Pierre Darge
Pierre Darge Freelancejournalist

Nissan produceert al vele jaren uiterst betrouwbare auto’s, maar steekt die in een onopvallend, zeg maar banaal kleedje. Met de komst van de nieuwe Primera en ongetwijfeld onder impuls van de Franse grote baas Carlos Ghosn, lijkt de vaak beloofde verandering eindelijk ingeluid. De ontwerpers spreken over “een karaktervolle styling, vernieuwend design en geavanceerde, gebruiksvriendelijke techniek”. Bij de kennismaking in Barcelona blijkt daarvan geen woord gelogen.

De Primera valt uiterlijk op met een drievolumeconcept dat onder een erg elegante, doorlopende lijn werd afgezwakt tot een monosilhouet met hoge schouderlijn en een krachtig front. Het geheel is zonder meer opvallend én mooi. De grootste stijlbreuk vinden we binnenin, waar de instrumenten centraal gegroepeerd staan. Daardoor zitten zowel de rijder als de passagier voor een maagdelijk stuk dashboard, waarvan we ons afvragen of het niet geheel of gedeeltelijk had kunnen verdwijnen, waardoor ter hoogte van knieën en voeten een geweldige ruime zou zijn ontstaan. Dat centrale instrumentenbord is nog wat tweeslachtig: bovenaan zitten drie traditioneel uitgevallen, ronde wijzerplaten, terwijl op het hellende gedeelte een scherm en daaronder de zogenaamde commandocentrale met de bedieningsknoppen werden gegroepeerd. Via die knoppen worden zowel het audiosysteem, de boordcomputer, de klimaatcontrole als het communicatie- en navigatiesysteem (het hele Europese wegennet op één dvd) bediend.

Volgens de documentatie moet een en ander “de interactie tussen mens en machine bevorderen”. Moderne kletspraat, vinden we dat en betreuren dat de toerenteller zo ver naar rechts werd geplaatst.

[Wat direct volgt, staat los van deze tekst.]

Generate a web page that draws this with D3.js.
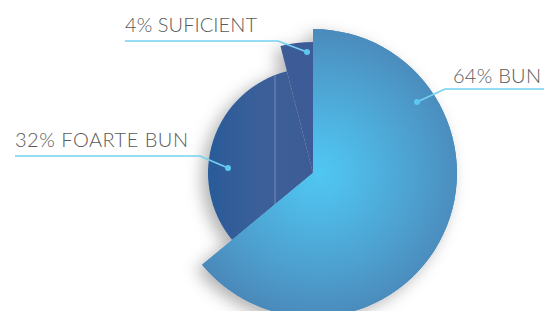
<!DOCTYPE html>
<html>
<head>
<meta charset="utf-8">
<script src="https://cdn.jsdelivr.net/npm/d3@7"></script>
<style>
  body { margin: 0; background: #fff; }
  svg { display: block; }
</style>
</head>
<body>
<div id="vis"></div>
<script>
// Declare constants
const FRAME_WIDTH = 544;
const FRAME_HEIGHT = 311;
const CENTER = {x: 313, y: 173};

// data
const categories = ["BUN", "FOARTE BUN", "SUFICIENT"];
const percents = [64, 32, 4];
const radii = [144, 105, 131];

// label placement (text, leader line, dot)
const labels = [
  {tx: 453, ty: 83, line: [[544, 89], [445, 89]], dot: [417, 102], len: 88},
  {tx: 15, ty: 147, line: [[15, 156], [200, 156]], dot: [228, 168], len: 173},
  {tx: 125, ty: 32, line: [[125, 41], [278, 41]], dot: [307, 52], len: 132}
];

const FRAME = d3.select("#vis")
  .append("svg")
    .attr("width", FRAME_WIDTH)
    .attr("height", FRAME_HEIGHT);

const defs = FRAME.append("defs");

// soft shadow
const shadow = defs.append("filter")
  .attr("id", "shadow")
  .attr("x", "-30%").attr("y", "-30%")
  .attr("width", "160%").attr("height", "160%");
shadow.append("feDropShadow")
  .attr("dx", -6).attr("dy", 5)
  .attr("stdDeviation", 8)
  .attr("flood-color", "#000")
  .attr("flood-opacity", 0.3);

// gradients (coordinates relative to pie centre)
const gBig = defs.append("radialGradient")
  .attr("id", "gBig")
  .attr("gradientUnits", "userSpaceOnUse")
  .attr("cx", 6).attr("cy", 0)
  .attr("r", 150);
gBig.append("stop").attr("offset", "0%").attr("stop-color", "#50c7f2");
gBig.append("stop").attr("offset", "22%").attr("stop-color", "#4fbbe8");
gBig.append("stop").attr("offset", "65%").attr("stop-color", "#4da0cf");
gBig.append("stop").attr("offset", "100%").attr("stop-color", "#4a88b9");

const gDark = defs.append("linearGradient")
  .attr("id", "gDark")
  .attr("gradientUnits", "userSpaceOnUse")
  .attr("x1", -108).attr("y1", 0)
  .attr("x2", 0).attr("y2", 0);
gDark.append("stop").attr("offset", "0%").attr("stop-color", "#285b99");
gDark.append("stop").attr("offset", "55%").attr("stop-color", "#3d5f99");
gDark.append("stop").attr("offset", "100%").attr("stop-color", "#3e5c95");

const fills = ["url(#gBig)", "url(#gDark)", "#3e5b97"];

const pie = d3.pie().sort(null).value((d) => d);
const arcs = pie(percents);

const arc = d3.arc().innerRadius(0).outerRadius((d, i) => radii[i]);

const G = FRAME.append("g")
  .attr("transform", "translate(" + CENTER.x + "," + CENTER.y + ")");

// shadowed silhouette of all slices
const slices = G.append("g").attr("filter", "url(#shadow)");
[2, 1, 0].forEach((i) => {
  slices.append("path")
    .attr("d", arc(arcs[i], i))
    .attr("fill", fills[i]);
});

// faint highlight line across the dark slice
defs.append("clipPath").attr("id", "clipDark")
  .append("path").attr("d", arc(arcs[1], 1));
G.append("line")
  .attr("clip-path", "url(#clipDark)")
  .attr("x1", 275 - CENTER.x).attr("x2", 275 - CENTER.x)
  .attr("y1", -120).attr("y2", 120)
  .attr("stroke", "#a9bbdb")
  .attr("stroke-opacity", 0.7)
  .attr("stroke-width", 0.7);

G.append("path")
  .attr("d", arc(arcs[0], 0))
  .attr("fill", fills[0]);

// labels with leader lines
labels.forEach((l, i) => {
  FRAME.append("polyline")
    .attr("points", l.line.concat([l.dot]).map((p) => p.join(",")).join(" "))
    .attr("fill", "none")
    .attr("stroke", "#74d1f2")
    .attr("stroke-width", 1.6);
  FRAME.append("circle")
    .attr("cx", l.dot[0]).attr("cy", l.dot[1])
    .attr("r", 3)
    .attr("fill", "#5cc8f0");
  FRAME.append("text")
    .attr("x", l.tx).attr("y", l.ty)
    .attr("font-family", "Lato, 'DejaVu Sans', sans-serif")
    .attr("font-weight", 300)
    .attr("font-size", "20px")
    .attr("fill", "#5a5a5a")
    .attr("textLength", l.len)
    .attr("lengthAdjust", "spacing")
    .text(percents[i] + "% " + categories[i]);
});
</script>
</body>
</html>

De beste interactie tussen mens en machine bestaat nog altijd uit een nauwkeurige besturing, een goed reagerende motor en krachtige, goed doseerbare remmen.

Opvallend op het dashboard is het TFT-kleurenscherm, dat niet alleen als computerscherm dienst doet bij de birdview-navigatie, maar tegelijkertijd het televisiescherm is waarop bij het achteruitrijden een beeld van de situatie achter de auto verschijnt. Daarvoor zorgt een camera met breedhoeklens boven de nummerplaat. Zo’n prima oplossing had al lang op vrachtwagens moeten bestaan, waar ze nog veel nuttiger zou zijn.

In de centrale commando-eenheid kan ook een (bij voorkeur Nokia) gsm worden ingeklikt waarvan de informatie op het beeldscherm verschijnt. Dat het Nissan menens is met de elektronische inbreng bewijst ook de aanwezigheid van een ‘intelligente’ cruise control: een snelheidsregelaar die via een infraroodsensor reageert op het vertragend verkeer en ervoor zorgt dat de wagen geheel automatisch op een vooraf ingestelde afstand van de voorganger blijft. Die inbreng is niet alleen uniek in het D-segment, hij brengt ons een stapje dichter bij de situatie waarbij een chauffeur ’s morgens op de snelweg gewoon de krant leest, terwijl hij brokkenvrij in blok rijdt.

De Nissan Primera komt er in maart aan met drie benzinemotoren (1.6, 1.8, 2.0 liter) en de 2.2 liter turbodiesel met directe injectie, common rail en variabele turbo die we van naderbij leerden kennen. De turbodiesel is gekoppeld aan een handgeschakelde zesbak, maar er is ook een CVT-automaat. In elk geval blijkt de Primera over een uitstekende wegligging te beschikken, al mist de turbodiesel ondanks zijn zes versnellingen wat snedigheid. De motoren van de Volkswagen-groep blijven op dat vlak toch heer en meester.

We zijn wel opgetogen over de afwerking, de goede zit en de algemene indruk. Nissan bouwde opnieuw een degelijke en betrouwbare, maar ditmaal ook aantrekkelijk ogende auto, en gaf hem als extra een onvermoed aantal veiligheidsvoorzieningen mee. Het wegklapbare rempedaal en de actieve hoofdsteunen die bij een frontale botsing het hoofd naar voren volgen, springen daarbij het meest in het oog.